EDIT [/B] [/H] [/R] [/S] [/<nnn>] [/?] [file(s)]

/B Forces monochrome mode.
/H Displays the maximum number of lines possible for your hardware.
/R Load file(s) in read-only mode.
/S Forces the use of short filenames.
/<nnn> Load binary file(s), wrapping lines to <nnn> characters wide.
/? Displays this help screen.
[file] Specifies initial files(s) to load. Wildcards and multiple file specs can be given.

Edit examples

edit c:\autoexec.bat

This would look at the autoexec.bat. However, if the file is not found a blank blue screen is shown. When editing this or any file, ensure that you know what you are placing in the files improperly editing the file can cause issues with your computer.
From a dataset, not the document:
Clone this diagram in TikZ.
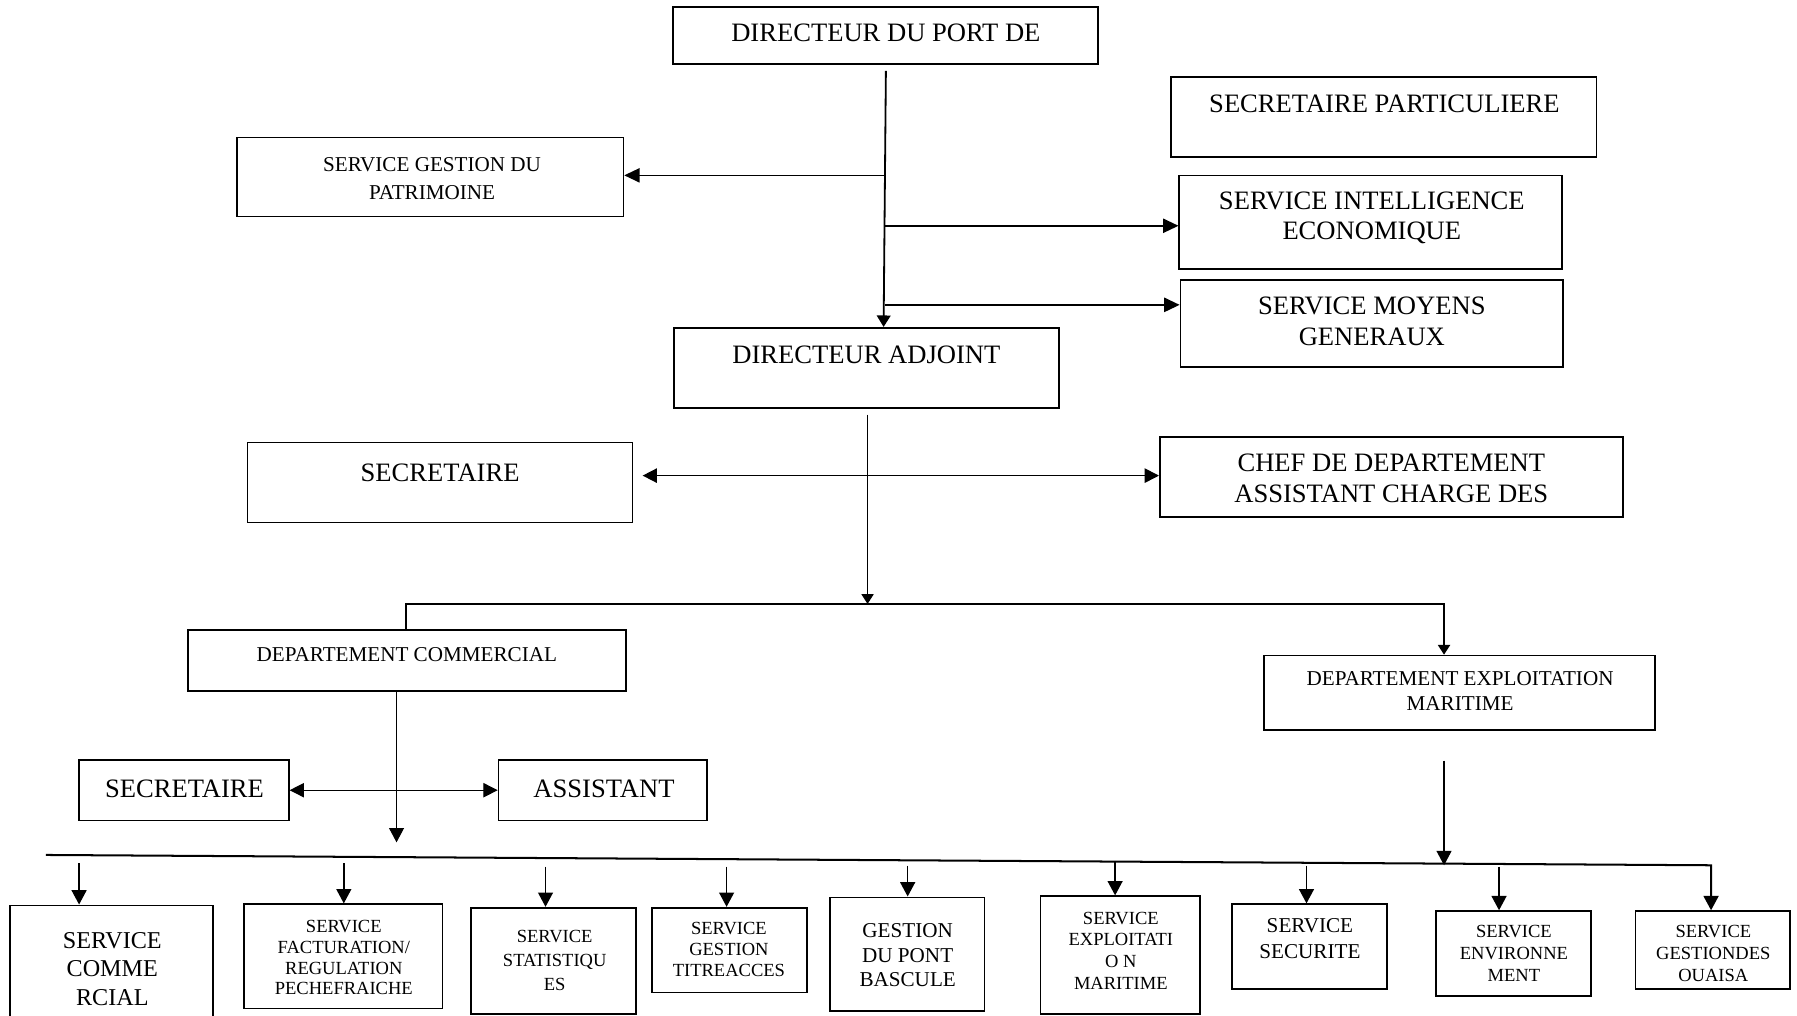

If you are unable to get this program to work, try typing in "path c:\windows\command" if you have Windows 95 or higher, or type in "path c:\dos" if you have Dos 5.x, 6.x, 7.x, or Windows 3.x and try again. If you still are not able to get edit to work, it may not be on the hard drive; Type in dir /s at the c:\>. If it says that the file is not found, you may not have this feature.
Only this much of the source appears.